| Set exercise |
Word for word, extract the first line of the records below and each line after it, up to and including the line with "import * as". Pictures are left out.

(Entries with chart source code)

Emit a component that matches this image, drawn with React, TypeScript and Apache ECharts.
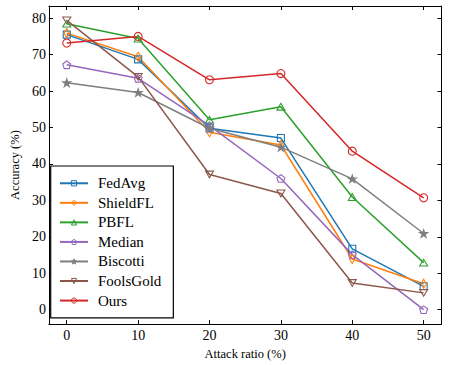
import React, { useEffect, useRef } from "react";
import * as echarts from "echarts";

const attackRatios = [0, 10, 20, 30, 40, 50];
const fedAvg = [75.5, 68.7, 49.8, 47.1, 16.7, 6.4];
const shieldFL = [75.9, 69.4, 48.7, 45.2, 13.9, 7.1];
const pbfl = [78.5, 74.4, 52.1, 55.7, 30.9, 12.9];
const median = [67.2, 63.5, 50.5, 36.0, 15.1, 0.0];
const biscotti = [62.3, 59.6, 49.8, 44.6, 35.9, 20.9];
const foolsGold = [79.4, 63.9, 37.1, 31.9, 7.3, 4.6];
const ours = [73.2, 75.0, 63.1, 64.8, 43.5, 30.7];

const xTicks = [0, 10, 20, 30, 40, 50];
const yTicks = [0, 10, 20, 30, 40, 50, 60, 70, 80];

const FONT = "Liberation Serif";

const PENTAGON = "path://M0,-1 L0.951,-0.309 L0.588,0.809 L-0.588,0.809 L-0.951,-0.309 Z";
const TRI_DOWN = "path://M-1,-0.85 L1,-0.85 L0,0.85 Z";
const TRI_UP = "path://M-1,0.85 L1,0.85 L0,-0.85 Z";
const STAR =
  "path://M0,-1 L0.2245,-0.309 L0.951,-0.309 L0.363,0.118 L0.588,0.809 L0,0.382 L-0.588,0.809 L-0.363,0.118 L-0.951,-0.309 L-0.2245,-0.309 Z";
const THIN_DIAMOND = "path://M0,-1 L0.6,0 L0,1 L-0.6,0 Z";
const SQUARE = "path://M-1,-1 L1,-1 L1,1 L-1,1 Z";
const CIRCLE = "circle";

const seriesDefs = [
  { name: "FedAvg", values: fedAvg, color: "#1f77b4", symbol: SQUARE, size: 7, filled: false },
  { name: "ShieldFL", values: shieldFL, color: "#ff7f0e", symbol: THIN_DIAMOND, size: 9, filled: false },
  { name: "PBFL", values: pbfl, color: "#2ca02c", symbol: TRI_UP, size: 8, filled: false },
  { name: "Median", values: median, color: "#9467bd", symbol: PENTAGON, size: 8, filled: false },
  { name: "Biscotti", values: biscotti, color: "#7f7f7f", symbol: STAR, size: 8, filled: true },
  { name: "FoolsGold", values: foolsGold, color: "#8c564b", symbol: TRI_DOWN, size: 8, filled: false },
  { name: "Ours", values: ours, color: "#d62728", symbol: CIRCLE, size: 8, filled: false },
];

export default function App() {
  const ref = useRef<HTMLDivElement>(null);
  useEffect(() => {
    if (!ref.current) return;
    const chart = echarts.init(ref.current, undefined, { renderer: "svg" });
    const axisCommon = {
      type: "value" as const,
      splitLine: { show: false },
      axisLine: { show: true, onZero: false, lineStyle: { color: "#000", width: 1 } },
    };
    chart.setOption({
      animation: false,
      backgroundColor: "#fff",
      textStyle: { fontFamily: FONT },
      grid: { left: 39.5, top: 6, right: 7.5, bottom: 39.5, containLabel: false },
      xAxis: [
        {
          ...axisCommon,
          min: -2.5,
          max: 52.5,
          position: "bottom",
          axisTick: { show: true, inside: true, length: 4, customValues: xTicks, lineStyle: { color: "#000" } },
          axisLabel: { show: true, customValues: xTicks, margin: 4, fontSize: 14, color: "#000", fontFamily: FONT },
          name: "Attack ratio (%)",
          nameLocation: "middle",
          nameGap: 21,
          nameTextStyle: { fontSize: 12.5, color: "#000", fontFamily: FONT },
        },
        {
          ...axisCommon,
          min: -2.5,
          max: 52.5,
          position: "top",
          axisTick: { show: true, inside: true, length: 4, customValues: xTicks, lineStyle: { color: "#000" } },
          axisLabel: { show: false },
        },
      ],
      yAxis: [
        {
          ...axisCommon,
          min: -3.97,
          max: 83.35,
          position: "left",
          axisTick: { show: true, inside: true, length: 4, customValues: yTicks, lineStyle: { color: "#000" } },
          axisLabel: { show: true, customValues: yTicks, margin: 3, fontSize: 14, color: "#000", fontFamily: FONT },
          name: "Accuracy (%)",
          nameLocation: "middle",
          nameGap: 23,
          nameTextStyle: { fontSize: 12.5, color: "#000", fontFamily: FONT },
        },
        {
          ...axisCommon,
          min: -3.97,
          max: 83.35,
          position: "right",
          axisTick: { show: true, inside: true, length: 4, customValues: yTicks, lineStyle: { color: "#000" } },
          axisLabel: { show: false },
        },
      ],
      legend: {
        orient: "vertical",
        left: 50.7,
        top: 166,
        padding: [7.5, 12, 7.5, 8.3],
        itemWidth: 28,
        itemHeight: 6.5,
        itemGap: 0,
        borderColor: "#000",
        borderWidth: 1.2,
        borderRadius: 0,
        backgroundColor: "#fff",
        textStyle: { fontSize: 15, lineHeight: 19.55, color: "#000", fontFamily: FONT, padding: [0, 0, 0, 5] },
        data: seriesDefs.map((s) => ({
          name: s.name,
          itemStyle: {
            color: s.filled ? s.color : "rgba(255,255,255,0)",
            borderColor: s.color,
            borderWidth: 1,
          },
        })),
      },
      series: seriesDefs.map((s) => ({
        name: s.name,
        type: "line",
        xAxisIndex: 0,
        yAxisIndex: 0,
        data: attackRatios.map((x, i) => [x, s.values[i]]),
        symbol: s.symbol,
        symbolSize: s.size,
        symbolKeepAspect: true,
        showAllSymbol: true,
        lineStyle: { color: s.color, width: 1.5 },
        itemStyle: {
          color: s.filled ? s.color : "rgba(255,255,255,0)",
          borderColor: s.color,
          borderWidth: 1.1,
        },
        emphasis: { disabled: true },
      })),
    });
    return () => chart.dispose();
  }, []);
  return (
    <div
      ref={ref}
      style={{ position: "fixed", left: 0, top: 0, width: 449, height: 365 }}
    />
  );
}
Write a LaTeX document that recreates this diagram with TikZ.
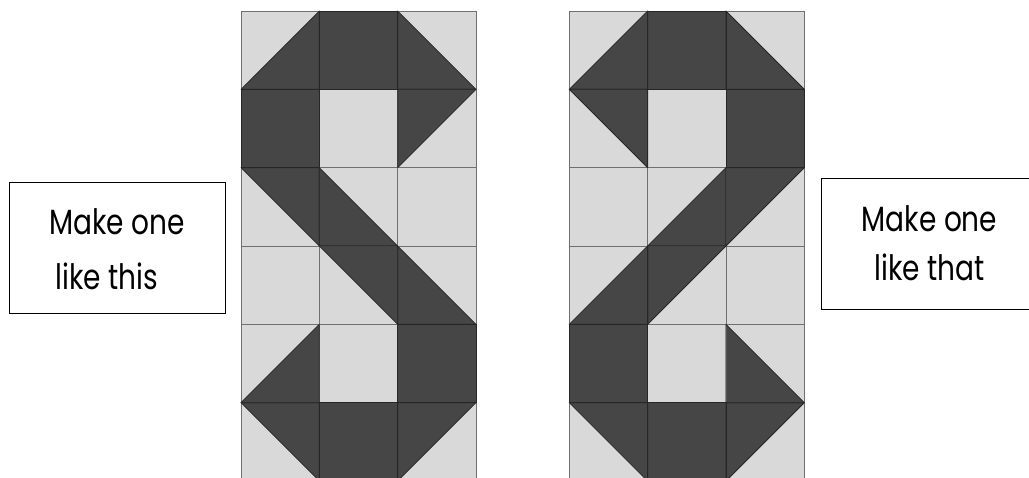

| The result |
Emit a component that matches this image, drawn with React, TypeScript and Apache ECharts.
import React, { useEffect, useRef } from "react";
import * as echarts from "echarts";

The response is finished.